Whether there will be any buyers for the club remains to be seen.

Manchester United stride ahead financially

Despite disappointment on the pitch, Manchester United are striding ahead financially.   They are on track to become the first English club to earn £500m in a year.

Their second quarter figures for the period ending 31 December 2015 show that revenue was up by 26.6 per cent to £133.8m.   Commercial revenue was up a staggering 42.5 per cent to £66.1m, driven by the lucrative new deal with adidas.

Bundesliga continues to thrive

The German Bundesliga continues to thrive, reporting record financial results for the 11th year in a row. With a reputation for reasonable ticket prices, the league reported a seventh year of record revenues, up 7 per cent at €2,6bn.

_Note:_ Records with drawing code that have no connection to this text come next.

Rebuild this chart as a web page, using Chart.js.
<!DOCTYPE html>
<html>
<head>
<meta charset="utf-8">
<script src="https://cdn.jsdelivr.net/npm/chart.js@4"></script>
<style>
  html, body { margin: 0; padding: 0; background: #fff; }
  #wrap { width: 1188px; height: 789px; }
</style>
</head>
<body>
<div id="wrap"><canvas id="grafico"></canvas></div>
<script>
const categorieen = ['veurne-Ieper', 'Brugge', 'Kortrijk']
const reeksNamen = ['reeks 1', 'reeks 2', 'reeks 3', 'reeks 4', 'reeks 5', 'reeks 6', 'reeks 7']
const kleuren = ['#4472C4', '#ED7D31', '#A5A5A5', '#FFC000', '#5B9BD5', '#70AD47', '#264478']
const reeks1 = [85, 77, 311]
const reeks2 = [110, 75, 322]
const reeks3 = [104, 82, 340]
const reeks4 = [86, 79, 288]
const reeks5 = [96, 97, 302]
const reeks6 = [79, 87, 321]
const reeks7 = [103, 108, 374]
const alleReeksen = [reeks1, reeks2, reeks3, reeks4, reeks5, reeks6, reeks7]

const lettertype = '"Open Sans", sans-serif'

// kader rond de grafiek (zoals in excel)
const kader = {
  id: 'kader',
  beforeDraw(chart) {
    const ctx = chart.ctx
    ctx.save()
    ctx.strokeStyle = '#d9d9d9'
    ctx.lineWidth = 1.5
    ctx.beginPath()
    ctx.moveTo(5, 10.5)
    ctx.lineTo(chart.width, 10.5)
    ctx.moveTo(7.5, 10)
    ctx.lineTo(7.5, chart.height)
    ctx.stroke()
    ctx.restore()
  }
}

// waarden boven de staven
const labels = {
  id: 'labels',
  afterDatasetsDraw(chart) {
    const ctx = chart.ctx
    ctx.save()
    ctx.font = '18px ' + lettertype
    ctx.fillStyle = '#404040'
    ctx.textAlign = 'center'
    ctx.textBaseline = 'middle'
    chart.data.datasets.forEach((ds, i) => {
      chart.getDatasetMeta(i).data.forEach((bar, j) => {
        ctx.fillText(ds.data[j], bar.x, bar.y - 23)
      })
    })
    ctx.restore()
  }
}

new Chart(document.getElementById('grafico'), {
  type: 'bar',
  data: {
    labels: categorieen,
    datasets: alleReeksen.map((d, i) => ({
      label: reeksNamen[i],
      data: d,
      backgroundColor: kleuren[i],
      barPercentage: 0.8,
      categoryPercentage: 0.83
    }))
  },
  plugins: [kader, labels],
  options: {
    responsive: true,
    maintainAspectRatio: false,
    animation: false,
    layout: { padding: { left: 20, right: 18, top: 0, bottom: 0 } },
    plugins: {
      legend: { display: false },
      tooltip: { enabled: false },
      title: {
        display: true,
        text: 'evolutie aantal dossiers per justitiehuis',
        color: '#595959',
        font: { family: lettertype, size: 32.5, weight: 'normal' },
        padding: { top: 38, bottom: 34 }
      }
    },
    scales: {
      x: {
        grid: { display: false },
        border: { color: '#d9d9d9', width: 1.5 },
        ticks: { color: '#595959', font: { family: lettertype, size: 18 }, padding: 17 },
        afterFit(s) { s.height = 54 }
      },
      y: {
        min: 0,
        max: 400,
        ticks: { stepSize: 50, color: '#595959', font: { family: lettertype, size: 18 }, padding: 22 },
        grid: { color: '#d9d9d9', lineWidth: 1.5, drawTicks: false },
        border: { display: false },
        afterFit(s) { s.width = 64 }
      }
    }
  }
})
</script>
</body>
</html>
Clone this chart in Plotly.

Profits increased to €51m, up by 31 per cent.

Wigan make loss

Wigan Athletic made a loss of £3.9m in 2014-15, their first loss in four years.   In the previous year they made a profit of £2.6m.  Turnover fell from £37m to £28m.  One factor was a reduction in Premier League parachute payments.   The club's net debt now stands at £13.3m.

Spending money by the sea

The author of the Swiss Ramble blog has turned his attention to Brighton and Hove Albion and provides a fascinating and in depth financial portrait of the club.

Like virtually all Championship clubs, the Seagulls lose money big time and are reliant on funding by their owners.   Some owners are more generous than others and there is no doubt that Tony Bloom has pumped huge sums into the club.

Brighton make big losses

The difficulties of competing effectively in the Championship without parachute payments are shown by the accounts of league leaders Brighton and Hove Albion for the 2014-5 season. They reported losses of £10.44m.

The club finished 20th last season which helps to explain why turnover declined by £300k to £23.7m. Operational efficiencies helped to hold down administrative costs, but footballing costs were up and represented 100 per cent of turnover, twice the recommended level.

Big losses at Forest Green Rovers

Forest Green Rovers racked up losses of £2.9m last year and have accumulated debts of £5.4m.   They are bankrolled by their wealthy green industrialist owner, Dale Vince, formerly a New Age traveller.  The players are forbidden to eat red meat and red meat products are banned at the ground which means that high quality veggie burgers are on offer.